If you don’t have any lemon juice on hand, many citrus-based substitutes offer a similar (though not exact) effect in your recipes. When substituting for lemon juice, pay attention to the liquid content versus non-liquid content of the recipe—while in recipes like salad dressings and marinades, the ratio may not be crucial, baked goods can change dramatically with a teaspoon of difference in either direction.

  1. 1. Lemon extract: Lemon extract can be a good substitute for lemon juice—similar in consistency and flavor, most recipes will adapt to the change, albeit with less tartness or bitterness. However, the flavor of lemon extract is stronger than lemon juice, so if you don’t want to overpower the other flavors in the recipe, opt for a ½ teaspoon of lemon extract for every teaspoon of lemon juice. In baked goods, you may need to adjust the ratio of other liquid or dry ingredients to get the right final texture. In recipes that require thickening or curdling dairy products (like cheesecake), lemon extract won’t be a good substitute since it doesn’t contain enough acid to curdle.
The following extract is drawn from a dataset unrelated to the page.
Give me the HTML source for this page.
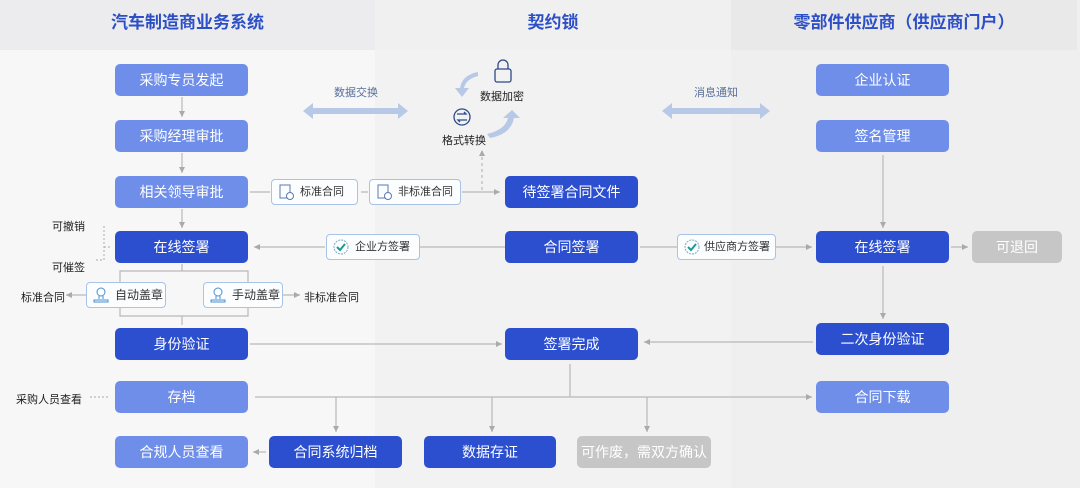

  2. 2. Lemon zest: Lemon zest can be a great substitute for lemon juice because it has a strong, concentrated lemon flavor similar to lemon extract. When substituting lemon zest for lemon juice, use a 1:2 ratio—a ½ teaspoon of lemon zest for every teaspoon of lemon juice. Since zest is a solid ingredient, you may need to increase the liquid ingredients in your recipe to retain the same consistency or final texture. Lemon zest won’t be a good substitute in recipes that require curdling dairy products since it doesn’t have the acid required to curdle dairy.
  3. 3. Lemon essence or lemon oil: Lemon essence is a liquid ingredient with artificial or natural lemon flavoring, ranging in flavor from strongly to mildly lemony. When substituting lemon essence for lemon extract, start with a 1:2 ratio—a ½ teaspoon of lemon essence for every teaspoon of lemon juice—and add more as needed. Essence or oil of lemon also tends to have a longer shelf life than other lemon products.
  4. 4. Other citrus products: If you don’t have lemon products on hand, you can substitute other citrus products for the lemon extract, as long as you’re comfortable with a different citrus flavor. Common substitutes include orange juice, grapefruit juice, lime zest, orange zest, grapefruit zest, lime extract, orange extract, grapefruit extract, lime essence, orange essence, or grapefruit essence. When substituting, follow the same guidelines as if you were using a lemon product instead. The juice of other citruses is the best choice if your recipe requires curdling dairy since the juices are acidic.
  5. 5. White vinegar: In recipes that require thickening or curdling dairy products (like cheesecake), you can use vinegar (in a 1:1 ratio) instead of lemon juice to add enough acid to curdle or thicken the dairy. Vinegar works best in recipes that only call for a small amount of lemon juice. In situations with more lemon juice, the vinegar flavor may be too strong in the recipe.